>> start

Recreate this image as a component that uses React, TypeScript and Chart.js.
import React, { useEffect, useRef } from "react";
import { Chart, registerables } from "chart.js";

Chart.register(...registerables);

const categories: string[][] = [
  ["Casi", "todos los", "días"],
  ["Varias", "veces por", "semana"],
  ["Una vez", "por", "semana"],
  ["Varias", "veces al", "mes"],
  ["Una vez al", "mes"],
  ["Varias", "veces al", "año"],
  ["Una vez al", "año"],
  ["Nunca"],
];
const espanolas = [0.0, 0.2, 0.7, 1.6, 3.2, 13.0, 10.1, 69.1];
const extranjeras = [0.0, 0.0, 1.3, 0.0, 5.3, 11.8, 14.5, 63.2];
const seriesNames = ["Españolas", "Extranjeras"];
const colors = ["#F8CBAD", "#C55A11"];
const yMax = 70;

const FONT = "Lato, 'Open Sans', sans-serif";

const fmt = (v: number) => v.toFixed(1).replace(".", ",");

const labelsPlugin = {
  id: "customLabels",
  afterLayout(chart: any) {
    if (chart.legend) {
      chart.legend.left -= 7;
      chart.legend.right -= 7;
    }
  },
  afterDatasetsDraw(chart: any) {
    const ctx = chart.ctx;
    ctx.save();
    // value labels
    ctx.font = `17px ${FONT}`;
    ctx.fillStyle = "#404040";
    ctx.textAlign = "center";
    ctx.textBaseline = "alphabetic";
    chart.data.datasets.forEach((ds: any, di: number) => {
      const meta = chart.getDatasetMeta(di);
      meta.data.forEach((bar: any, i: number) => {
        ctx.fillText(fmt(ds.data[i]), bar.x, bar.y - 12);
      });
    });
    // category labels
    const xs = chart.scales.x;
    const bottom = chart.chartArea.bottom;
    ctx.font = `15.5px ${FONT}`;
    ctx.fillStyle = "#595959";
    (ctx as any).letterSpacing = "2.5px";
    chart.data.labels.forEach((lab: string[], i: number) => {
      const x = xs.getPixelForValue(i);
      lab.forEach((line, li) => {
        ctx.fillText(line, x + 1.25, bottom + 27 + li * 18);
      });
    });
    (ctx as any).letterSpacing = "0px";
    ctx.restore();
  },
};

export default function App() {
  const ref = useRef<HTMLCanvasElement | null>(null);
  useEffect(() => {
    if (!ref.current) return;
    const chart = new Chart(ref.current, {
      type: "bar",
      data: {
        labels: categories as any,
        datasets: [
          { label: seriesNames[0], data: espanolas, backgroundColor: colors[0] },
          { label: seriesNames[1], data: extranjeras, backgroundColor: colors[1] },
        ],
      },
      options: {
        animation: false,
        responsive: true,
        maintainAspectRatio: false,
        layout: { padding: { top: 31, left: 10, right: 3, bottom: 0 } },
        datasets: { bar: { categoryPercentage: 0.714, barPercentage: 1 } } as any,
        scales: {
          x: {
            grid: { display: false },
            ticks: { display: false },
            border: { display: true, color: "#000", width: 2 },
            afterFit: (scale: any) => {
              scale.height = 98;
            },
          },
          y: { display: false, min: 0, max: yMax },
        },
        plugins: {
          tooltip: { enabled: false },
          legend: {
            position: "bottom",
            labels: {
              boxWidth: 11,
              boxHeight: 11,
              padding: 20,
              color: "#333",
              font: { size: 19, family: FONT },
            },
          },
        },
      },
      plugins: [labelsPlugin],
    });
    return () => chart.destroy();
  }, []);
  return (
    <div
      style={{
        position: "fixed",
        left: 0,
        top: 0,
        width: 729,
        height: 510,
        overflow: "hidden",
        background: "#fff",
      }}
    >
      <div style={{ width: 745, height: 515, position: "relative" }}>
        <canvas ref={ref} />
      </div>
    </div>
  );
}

>> end

#### [WORK TO BE COMPLETED]
All of the data shown above must be copied exactly.

#### [PROBLEM SOLUTION]
Recreate this image as a component that uses React, TypeScript and Chart.js.
import React, { useEffect, useRef } from "react";
import { Chart, registerables } from "chart.js";

Chart.register(...registerables);

const categories: string[][] = [
  ["Casi", "todos los", "días"],
  ["Varias", "veces por", "semana"],
  ["Una vez", "por", "semana"],
  ["Varias", "veces al", "mes"],
  ["Una vez al", "mes"],
  ["Varias", "veces al", "año"],
  ["Una vez al", "año"],
  ["Nunca"],
];
const espanolas = [0.0, 0.2, 0.7, 1.6, 3.2, 13.0, 10.1, 69.1];
const extranjeras = [0.0, 0.0, 1.3, 0.0, 5.3, 11.8, 14.5, 63.2];
const seriesNames = ["Españolas", "Extranjeras"];
const colors = ["#F8CBAD", "#C55A11"];
const yMax = 70;

const FONT = "Lato, 'Open Sans', sans-serif";

const fmt = (v: number) => v.toFixed(1).replace(".", ",");

const labelsPlugin = {
  id: "customLabels",
  afterLayout(chart: any) {
    if (chart.legend) {
      chart.legend.left -= 7;
      chart.legend.right -= 7;
    }
  },
  afterDatasetsDraw(chart: any) {
    const ctx = chart.ctx;
    ctx.save();
    // value labels
    ctx.font = `17px ${FONT}`;
    ctx.fillStyle = "#404040";
    ctx.textAlign = "center";
    ctx.textBaseline = "alphabetic";
    chart.data.datasets.forEach((ds: any, di: number) => {
      const meta = chart.getDatasetMeta(di);
      meta.data.forEach((bar: any, i: number) => {
        ctx.fillText(fmt(ds.data[i]), bar.x, bar.y - 12);
      });
    });
    // category labels
    const xs = chart.scales.x;
    const bottom = chart.chartArea.bottom;
    ctx.font = `15.5px ${FONT}`;
    ctx.fillStyle = "#595959";
    (ctx as any).letterSpacing = "2.5px";
    chart.data.labels.forEach((lab: string[], i: number) => {
      const x = xs.getPixelForValue(i);
      lab.forEach((line, li) => {
        ctx.fillText(line, x + 1.25, bottom + 27 + li * 18);
      });
    });
    (ctx as any).letterSpacing = "0px";
    ctx.restore();
  },
};

export default function App() {
  const ref = useRef<HTMLCanvasElement | null>(null);
  useEffect(() => {
    if (!ref.current) return;
    const chart = new Chart(ref.current, {
      type: "bar",
      data: {
        labels: categories as any,
        datasets: [
          { label: seriesNames[0], data: espanolas, backgroundColor: colors[0] },
          { label: seriesNames[1], data: extranjeras, backgroundColor: colors[1] },
        ],
      },
      options: {
        animation: false,
        responsive: true,
        maintainAspectRatio: false,
        layout: { padding: { top: 31, left: 10, right: 3, bottom: 0 } },
        datasets: { bar: { categoryPercentage: 0.714, barPercentage: 1 } } as any,
        scales: {
          x: {
            grid: { display: false },
            ticks: { display: false },
            border: { display: true, color: "#000", width: 2 },
            afterFit: (scale: any) => {
              scale.height = 98;
            },
          },
          y: { display: false, min: 0, max: yMax },
        },
        plugins: {
          tooltip: { enabled: false },
          legend: {
            position: "bottom",
            labels: {
              boxWidth: 11,
              boxHeight: 11,
              padding: 20,
              color: "#333",
              font: { size: 19, family: FONT },
            },
          },
        },
      },
      plugins: [labelsPlugin],
    });
    return () => chart.destroy();
  }, []);
  return (
    <div
      style={{
        position: "fixed",
        left: 0,
        top: 0,
        width: 729,
        height: 510,
        overflow: "hidden",
        background: "#fff",
      }}
    >
      <div style={{ width: 745, height: 515, position: "relative" }}>
        <canvas ref={ref} />
      </div>
    </div>
  );
}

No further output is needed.